Past Problems on Duck Boats?

Woman says she was evacuated from her Ride the Ducks boat after it overheated before splashing into the river

Geri Sullivan was not on the Ride the Duck boat that caught fire and stalled Wednesday, but she was on a duck boat last week that she says definitely overheated.

"Smoke started coming out from like the dashboard area," recalled Sullivan. "[A crew member] reached back and pulled the floorboards up right where my feet were just to let some heat out of there."

Sullivan was on the 2 p.m. boat on July 1st with her 8-year-old son Eddie when it began to smoke.

"I smelled like an anti-freeze kinda smell," she said. "We were sitting right behind the captain's seat so I could smell…kinda recognize an overheating smell from a car."

The two have ridden Ride the Ducks several times before, but she says when she saw people being pulled from the water, all she could think of was her experience with an overheated boat last week.

"I really did think that maybe it was the same boat we were on," Sullivan said.

Sullivan even documented the interrupted ride on Facebook as it happened. In a status update from her smartphone, she wrote:

"Duck boat emergency…our duck boat started to smoke just as we entered the water…we all had to be evacuated."

A status update and pictures taken as the two waited for their next boat. Now her thoughts are with the families of the two missing riders.

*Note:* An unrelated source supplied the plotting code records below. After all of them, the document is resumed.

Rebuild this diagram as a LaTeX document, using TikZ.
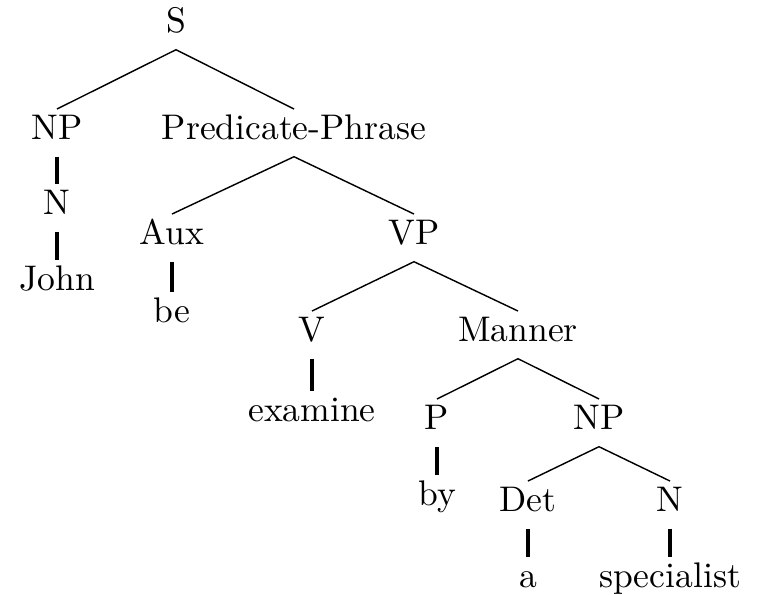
\documentclass[tikz,border=0pt]{standalone}
\usepackage{tikz}
\usetikzlibrary{positioning}
\tikzstyle{cat} = [anchor=base, text height=7pt, text depth=3pt, inner sep=1.5pt]
\tikzstyle{branch} = [line width=0.4pt]
\tikzstyle{unary} = [line width=0.9pt]

\begin{document}
\begin{tikzpicture}[x=0.281pt,y=-0.281pt]
		\useasboundingbox (0,0) rectangle (759,595);

		\node [cat] (S) at (176,33) {S};
		\node [cat] (NPa) at (57,140) {NP};
		\node [cat] (PP) at (294,140) {Predicate-Phrase};
		\node [cat] (Na) at (57,215) {N};
		\node [cat] (John) at (57,291) {John};
		\node [cat] (Aux) at (172,245) {Aux};
		\node [cat] (VP) at (414,245) {VP};
		\node [cat] (be) at (172,323) {be};
		\node [cat] (V) at (312,342) {V};
		\node [cat] (Man) at (518,342) {Manner};
		\node [cat] (exam) at (312,422) {examine};
		\node [cat] (P) at (437,430) {P};
		\node [cat] (NPb) at (599,430) {NP};
		\node [cat] (by) at (437,506) {by};
		\node [cat] (Det) at (528,512) {Det};
		\node [cat] (Nb) at (670,512) {N};
		\node [cat] (a) at (528,588) {a};
		\node [cat] (spec) at (670,588) {specialist};

		% branching
		\draw[branch] (NPa.north) -- (S.south) -- (PP.north);
		\draw[branch] (Aux.north) -- (PP.south) -- (VP.north);
		\draw[branch] (V.north) -- (VP.south) -- (Man.north);
		\draw[branch] (P.north) -- (Man.south) -- (NPb.north);
		\draw[branch] (Det.north) -- (NPb.south) -- (Nb.north);

		% unary
		\draw[unary] (NPa.south) -- (Na.north);
		\draw[unary] (Na.south) -- (John.north);
		\draw[unary] (Aux.south) -- (be.north);
		\draw[unary] (V.south) -- (exam.north);
		\draw[unary] (P.south) -- (by.north);
		\draw[unary] (Det.south) -- (a.north);
		\draw[unary] (Nb.south) -- (spec.north);
\end{tikzpicture}
\end{document}
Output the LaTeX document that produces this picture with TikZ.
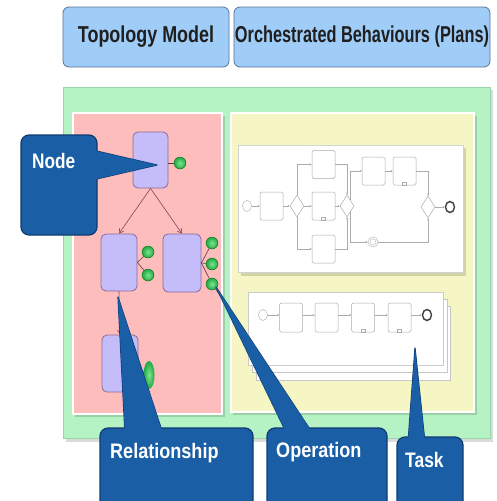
\documentclass[tikz,border=0pt]{standalone}
\usepackage{fontspec}
\setmainfont{Liberation Sans}
\usetikzlibrary{shapes.geometric,arrows.meta}
\definecolor{tbblue}{HTML}{A0CDF7}
\definecolor{tbborder}{HTML}{5A7595}
\definecolor{mint}{HTML}{B5F2C4}
\definecolor{mintb}{HTML}{9AD4A8}
\definecolor{pinkc}{HTML}{FDBDBD}
\definecolor{yelc}{HTML}{F6F6C4}
\definecolor{lav}{HTML}{C5BCFA}
\definecolor{lavb}{HTML}{8A6A98}
\definecolor{relc}{HTML}{7A4A5A}
\definecolor{cblue}{HTML}{1A5EA6}
\definecolor{cborder}{HTML}{0E3C72}
\definecolor{dotin}{HTML}{7EE68C}
\definecolor{dotout}{HTML}{1EA844}
\begin{document}
\begin{tikzpicture}[x=1pt,y=-1pt,
  titlebox/.style={rectangle, rounded corners=6pt, fill=tbblue, draw=tbborder, line width=0.8pt,
    inner sep=0pt, font=\fontsize{23}{25}\selectfont\bfseries, text=black!88},
  shadowc/.style={fill=black, opacity=0.14},
  tnode/.style={rectangle, rounded corners=5pt, fill=lav, draw=lavb, line width=0.8pt,
    minimum width=36pt, minimum height=57pt, inner sep=0pt},
  gdot/.style={circle, minimum size=12pt, inner sep=0pt, inner color=dotin, outer color=dotout, draw=green!40!black, line width=0.3pt},
  rel/.style={draw=relc, line width=0.6pt, -{Straight Barb[length=4pt,width=5pt]}},
  opl/.style={draw=relc!80!black, line width=0.6pt},
  callbox/.style={rectangle, rounded corners=8pt, fill=cblue, draw=cborder, line width=1.2pt, inner sep=0pt},
  wedgeb/.style={fill=cblue, draw=cborder, line width=1.2pt, line join=round},
  wedgef/.style={fill=cblue},
  ctext/.style={anchor=base west, inner sep=0pt, text=white, font=\fontsize{21}{23}\selectfont\bfseries},
  bt/.style={rectangle, rounded corners=1.5pt, draw=gray!65, fill=white, line width=0.5pt,
    minimum width=23pt, minimum height=28pt, inner sep=0pt},
  bg/.style={diamond, draw=gray!65, fill=white, line width=0.5pt, minimum width=14pt, minimum height=22pt, inner sep=0pt},
  bs/.style={ellipse, draw=gray!55, fill=white, line width=0.5pt, minimum width=9pt, minimum height=11pt, inner sep=0pt},
  be/.style={ellipse, draw=black!75, fill=white, line width=1.4pt, minimum width=9pt, minimum height=11pt, inner sep=0pt},
  bl/.style={draw=gray!65, line width=0.5pt, -{Stealth[length=2pt,width=2pt]}},
  mk/.style={draw=gray!65, line width=0.4pt}
]
\useasboundingbox (0,0) rectangle (496,501);
\clip (0,0) rectangle (496,501);
\fill[white] (0,0) rectangle (496,501);

% title boxes
\node[titlebox, minimum width=166pt, minimum height=60pt] (tm) at (146,37) {\scalebox{0.78}[1]{Topology Model}};
\node[titlebox, minimum width=256pt, minimum height=60pt] (ob) at (362,37) {\scalebox{0.71}[1]{Orchestrated Behaviours (Plans)}};

% containers
\fill[shadowc] (66,90) rectangle (493,442);
\filldraw[fill=mint, draw=mintb, line width=0.8pt] (63,87) rectangle (490,438);
\fill[shadowc] (75,116) rectangle (225,417);
\filldraw[fill=pinkc, draw=white, line width=1.4pt] (73,113) rectangle (222,414);
\fill[shadowc] (233,116) rectangle (477,415);
\filldraw[fill=yelc, draw=white, line width=1.4pt] (231,113) rectangle (474,412);

% upper BPMN panel
\fill[shadowc] (241,148) rectangle (466,276);
\filldraw[fill=white, draw=gray!35, line width=0.5pt] (238,145) rectangle (463,272);
\node[bs] (s1) at (247,206) {};
\node[bt] (t1) at (271.5,206) {};
\node[bg] (g1) at (297,206) {};
\node[bt] (ta) at (323.5,164.5) {};
\node[bt] (tb) at (323.5,206) {};
\node[bt] (tc) at (323.5,249) {};
\node[bg] (g2) at (347,206) {};
\node[bt] (td) at (373.5,171) {};
\node[bt] (te) at (404.5,171) {};
\node[bg] (g3) at (428,207) {};
\node[be] (e1) at (450,207) {};
\node[bs, minimum width=10pt, minimum height=10pt] (ie) at (373,242) {};
\node[circle, draw=gray!55, minimum size=6pt, inner sep=0pt] (ie2) at (ie) {};
\draw[bl] (s1) -- (t1);
\draw[bl] (t1) -- (g1);
\draw[bl] (g1.north) |- (ta.west);
\draw[bl] (g1.east) -- (tb.west);
\draw[bl] (g1.south) |- (tc.west);
\draw[bl] (ta.east) -| (g2.north);
\draw[bl] (tb.east) -- (g2.west);
\draw[bl] (tc.east) -| (g2.south);
\draw[bl] (g2.north east) |- (td.west);
\draw[bl] (td.east) -- (te.west);
\draw[bl] (te.east) -| (g3.north);
\draw[bl] (g2.south east) |- (ie.west);
\draw[bl] (ie.east) -| (g3.south);
\draw[bl] (g3.east) -- (e1.west);
\draw[mk] ([xshift=-2pt]tb.south) rectangle ([xshift=2pt,yshift=3pt]tb.south);
\draw[mk] ([xshift=-2pt]te.south) rectangle ([xshift=2pt,yshift=3pt]te.south);

% lower stacked panel
\filldraw[fill=white, draw=gray!45, line width=0.5pt] (256,306) rectangle (450,380);
\filldraw[fill=white, draw=gray!45, line width=0.5pt] (252,299) rectangle (447,372);
\filldraw[fill=white, draw=gray!40, line width=0.5pt] (248,292) rectangle (443,365);
\node[bs] (ls) at (263,315) {};
\node[bt, minimum height=29pt] (l1) at (291,317.5) {};
\node[bt, minimum height=29pt] (l2) at (326.5,317.5) {};
\node[bt, minimum height=29pt] (l3) at (363,317.5) {};
\node[bt, minimum height=29pt] (l4) at (399.5,317.5) {};
\node[be] (le) at (427,315) {};
\draw[bl] (ls) -- (ls -| l1.west);
\draw[bl] (l1.east |- ls) -- (ls -| l2.west);
\draw[bl] (l2.east |- ls) -- (ls -| l3.west);
\draw[bl] (l3.east |- ls) -- (ls -| l4.west);
\draw[bl] (l4.east |- ls) -- (le);
\draw[mk] ([xshift=-2pt]l3.south) rectangle ([xshift=2pt,yshift=3pt]l3.south);
\draw[mk] ([xshift=-2pt]l4.south) rectangle ([xshift=2pt,yshift=3pt]l4.south);

% topology
\node[tnode, minimum width=35pt, minimum height=56pt] (n1) at (150.5,160) {};
\node[tnode] (n2) at (119,262.5) {};
\node[tnode, minimum width=38pt, minimum height=58pt] (n3) at (182,263) {};
\node[tnode] (n4) at (120,363.5) {};
\node[gdot] (d1) at (180,163) {};
\node[gdot] (d2a) at (148,252) {};
\node[gdot] (d2b) at (148,275) {};
\node[gdot] (d3a) at (212,243) {};
\node[gdot] (d3b) at (212,264) {};
\node[gdot] (d3c) at (212,284) {};
\node[ellipse, minimum width=11pt, minimum height=28pt, inner sep=0pt, inner color=dotin, outer color=dotout] (d4) at (149,375) {};
\draw[rel] (n1.south) -- (n2.north);
\draw[rel] (n1.south) -- (n3.north);
\draw[rel] (n2.south) -- (n4.north);
\draw[opl] (n1.east |- d1) -- (d1);
\draw[opl] (n2.east) -- (d2a);
\draw[opl] (n2.east) -- (d2b);
\draw[opl] (n3.east) -- (d3a);
\draw[opl] (n3.east) -- (d3b);
\draw[opl] (n3.east) -- (d3c);
\draw[opl] (d3c) -- (224,301);

% callouts
\coordinate (nodeTip) at (157,165);
\coordinate (relTip) at (118,297);
\coordinate (opTip) at (216,287);
\coordinate (taskTip) at (415,348);

\draw[wedgeb] (92,150) -- (nodeTip) -- (92,180) -- cycle;
\node[callbox, minimum width=76pt, minimum height=100pt] (nodeC) at (59,185) {};
\fill[wedgef] (92,150) -- (nodeTip) -- (92,180) -- cycle;
\node[ctext] (nodeT) at (32,168) {\scalebox{0.82}[1]{Node}};

\draw[wedgeb] (125,434) -- (relTip) -- (163,434) -- cycle;
\node[callbox, minimum width=153pt, minimum height=90pt] (relC) at (176.5,473) {};
\fill[wedgef] (125,434) -- (relTip) -- (163,434) -- cycle;
\node[ctext] (relT) at (110,458) {\scalebox{0.86}[1]{Relationship}};

\draw[wedgeb] (287,434) -- (opTip) -- (313,434) -- cycle;
\node[callbox, minimum width=120pt, minimum height=90pt] (opC) at (327,473) {};
\fill[wedgef] (287,434) -- (opTip) -- (313,434) -- cycle;
\node[ctext] (opT) at (276,457) {\scalebox{0.86}[1]{Operation}};

\draw[wedgeb] (408,443) -- (taskTip) -- (425,443) -- cycle;
\node[callbox, minimum width=66pt, minimum height=80pt] (taskC) at (430,477) {};
\fill[wedgef] (408,443) -- (taskTip) -- (425,443) -- cycle;
\node[ctext] (taskT) at (405,467) {\scalebox{0.83}[1]{Task}};
\end{tikzpicture}
\end{document}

"I just hope that they find them and they're safe and hope that no harm comes to nobody," she said.

NBC Philadelphia contacted Ride the Ducks to ask if over heating, like what happened before Wednesday's fire and accident, was a common problem.

A company representative said occasionally the boats overheat and when that happens they are taken out of service because safety is a priority to the company.

But as for Sullivan's incident they say there's no record of the event.